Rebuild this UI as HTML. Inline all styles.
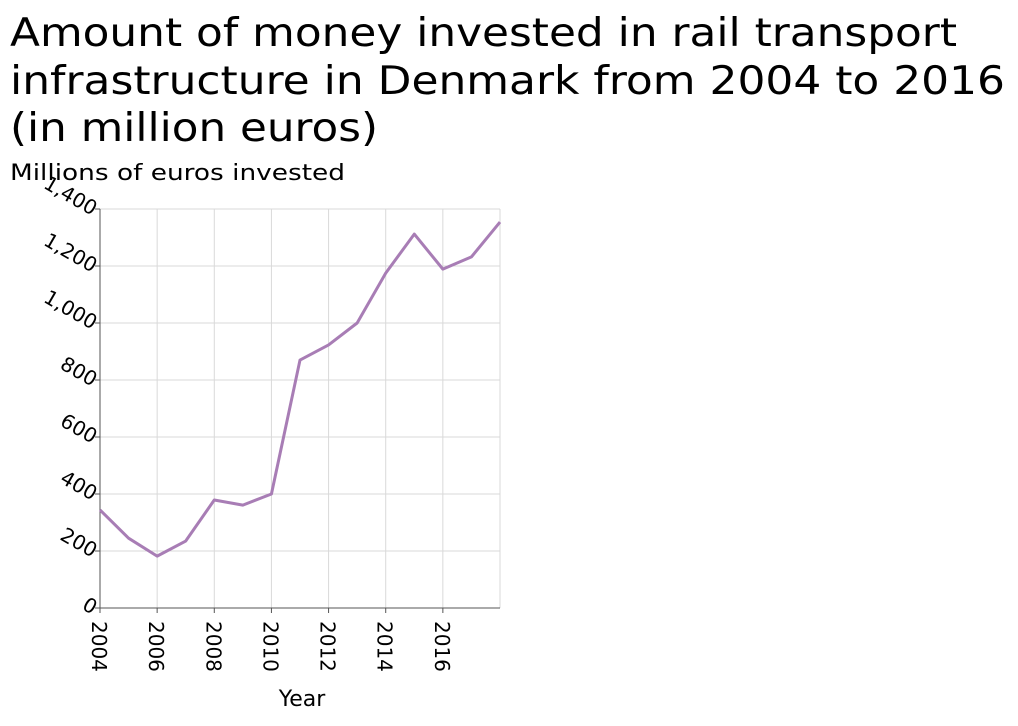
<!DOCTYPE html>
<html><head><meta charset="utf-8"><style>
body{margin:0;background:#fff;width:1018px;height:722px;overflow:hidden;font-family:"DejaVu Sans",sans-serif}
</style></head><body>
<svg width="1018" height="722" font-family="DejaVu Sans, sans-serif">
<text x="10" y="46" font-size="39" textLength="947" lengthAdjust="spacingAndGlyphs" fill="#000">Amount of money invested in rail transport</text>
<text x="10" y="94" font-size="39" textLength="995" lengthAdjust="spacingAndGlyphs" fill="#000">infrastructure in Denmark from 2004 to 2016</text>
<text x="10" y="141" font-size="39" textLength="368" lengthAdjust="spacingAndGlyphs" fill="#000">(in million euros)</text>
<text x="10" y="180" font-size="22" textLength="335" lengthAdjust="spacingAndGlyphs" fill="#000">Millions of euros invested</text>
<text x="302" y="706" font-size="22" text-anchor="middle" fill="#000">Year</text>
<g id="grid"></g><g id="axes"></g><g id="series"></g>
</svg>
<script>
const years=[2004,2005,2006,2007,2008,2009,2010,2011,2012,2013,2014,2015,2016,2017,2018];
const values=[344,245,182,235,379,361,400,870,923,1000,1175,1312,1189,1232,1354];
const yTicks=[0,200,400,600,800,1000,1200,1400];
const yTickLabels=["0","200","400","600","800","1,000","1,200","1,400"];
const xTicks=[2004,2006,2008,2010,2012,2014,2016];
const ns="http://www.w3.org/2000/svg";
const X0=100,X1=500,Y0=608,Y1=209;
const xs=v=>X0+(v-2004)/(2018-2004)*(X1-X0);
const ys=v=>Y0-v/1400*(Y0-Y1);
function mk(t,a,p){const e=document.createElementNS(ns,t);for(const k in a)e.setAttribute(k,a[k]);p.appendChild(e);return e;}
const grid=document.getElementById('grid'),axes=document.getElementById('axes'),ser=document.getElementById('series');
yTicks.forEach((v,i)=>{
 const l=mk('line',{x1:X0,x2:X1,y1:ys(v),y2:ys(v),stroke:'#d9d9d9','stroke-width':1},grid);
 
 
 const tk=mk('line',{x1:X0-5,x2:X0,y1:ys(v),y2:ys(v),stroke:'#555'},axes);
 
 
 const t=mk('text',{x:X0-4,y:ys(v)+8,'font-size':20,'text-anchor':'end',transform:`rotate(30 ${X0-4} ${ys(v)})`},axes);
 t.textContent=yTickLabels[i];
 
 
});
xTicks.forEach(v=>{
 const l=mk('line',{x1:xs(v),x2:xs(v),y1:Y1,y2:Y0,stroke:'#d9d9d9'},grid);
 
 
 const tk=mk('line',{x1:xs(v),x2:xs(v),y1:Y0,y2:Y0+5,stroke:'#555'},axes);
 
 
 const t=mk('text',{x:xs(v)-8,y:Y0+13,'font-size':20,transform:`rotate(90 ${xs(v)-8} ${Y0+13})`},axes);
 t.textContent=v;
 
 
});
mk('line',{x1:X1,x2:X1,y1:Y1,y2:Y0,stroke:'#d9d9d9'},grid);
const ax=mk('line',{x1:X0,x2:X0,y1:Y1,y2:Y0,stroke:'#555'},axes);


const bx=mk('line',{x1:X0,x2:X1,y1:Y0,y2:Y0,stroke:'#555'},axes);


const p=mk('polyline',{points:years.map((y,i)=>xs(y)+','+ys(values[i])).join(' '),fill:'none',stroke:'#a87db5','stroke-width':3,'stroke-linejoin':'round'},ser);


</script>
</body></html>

•••

*EXERCISE PROMPT*. Copy out each line word for word, please, skipping the images.

*THE RESULT*.
Rebuild this UI as HTML. Inline all styles.
<!DOCTYPE html>
<html><head><meta charset="utf-8"><style>
body{margin:0;background:#fff;width:1018px;height:722px;overflow:hidden;font-family:"DejaVu Sans",sans-serif}
</style></head><body>
<svg width="1018" height="722" font-family="DejaVu Sans, sans-serif">
<text x="10" y="46" font-size="39" textLength="947" lengthAdjust="spacingAndGlyphs" fill="#000">Amount of money invested in rail transport</text>
<text x="10" y="94" font-size="39" textLength="995" lengthAdjust="spacingAndGlyphs" fill="#000">infrastructure in Denmark from 2004 to 2016</text>
<text x="10" y="141" font-size="39" textLength="368" lengthAdjust="spacingAndGlyphs" fill="#000">(in million euros)</text>
<text x="10" y="180" font-size="22" textLength="335" lengthAdjust="spacingAndGlyphs" fill="#000">Millions of euros invested</text>
<text x="302" y="706" font-size="22" text-anchor="middle" fill="#000">Year</text>
<g id="grid"></g><g id="axes"></g><g id="series"></g>
</svg>
<script>
const years=[2004,2005,2006,2007,2008,2009,2010,2011,2012,2013,2014,2015,2016,2017,2018];
const values=[344,245,182,235,379,361,400,870,923,1000,1175,1312,1189,1232,1354];
const yTicks=[0,200,400,600,800,1000,1200,1400];
const yTickLabels=["0","200","400","600","800","1,000","1,200","1,400"];
const xTicks=[2004,2006,2008,2010,2012,2014,2016];
const ns="http://www.w3.org/2000/svg";
const X0=100,X1=500,Y0=608,Y1=209;
const xs=v=>X0+(v-2004)/(2018-2004)*(X1-X0);
const ys=v=>Y0-v/1400*(Y0-Y1);
function mk(t,a,p){const e=document.createElementNS(ns,t);for(const k in a)e.setAttribute(k,a[k]);p.appendChild(e);return e;}
const grid=document.getElementById('grid'),axes=document.getElementById('axes'),ser=document.getElementById('series');
yTicks.forEach((v,i)=>{
 const l=mk('line',{x1:X0,x2:X1,y1:ys(v),y2:ys(v),stroke:'#d9d9d9','stroke-width':1},grid);
 
 
 const tk=mk('line',{x1:X0-5,x2:X0,y1:ys(v),y2:ys(v),stroke:'#555'},axes);
 
 
 const t=mk('text',{x:X0-4,y:ys(v)+8,'font-size':20,'text-anchor':'end',transform:`rotate(30 ${X0-4} ${ys(v)})`},axes);
 t.textContent=yTickLabels[i];
 
 
});
xTicks.forEach(v=>{
 const l=mk('line',{x1:xs(v),x2:xs(v),y1:Y1,y2:Y0,stroke:'#d9d9d9'},grid);
 
 
 const tk=mk('line',{x1:xs(v),x2:xs(v),y1:Y0,y2:Y0+5,stroke:'#555'},axes);
 
 
 const t=mk('text',{x:xs(v)-8,y:Y0+13,'font-size':20,transform:`rotate(90 ${xs(v)-8} ${Y0+13})`},axes);
 t.textContent=v;
 
 
});
mk('line',{x1:X1,x2:X1,y1:Y1,y2:Y0,stroke:'#d9d9d9'},grid);
const ax=mk('line',{x1:X0,x2:X0,y1:Y1,y2:Y0,stroke:'#555'},axes);


const bx=mk('line',{x1:X0,x2:X1,y1:Y0,y2:Y0,stroke:'#555'},axes);


const p=mk('polyline',{points:years.map((y,i)=>xs(y)+','+ys(values[i])).join(' '),fill:'none',stroke:'#a87db5','stroke-width':3,'stroke-linejoin':'round'},ser);


</script>
</body></html>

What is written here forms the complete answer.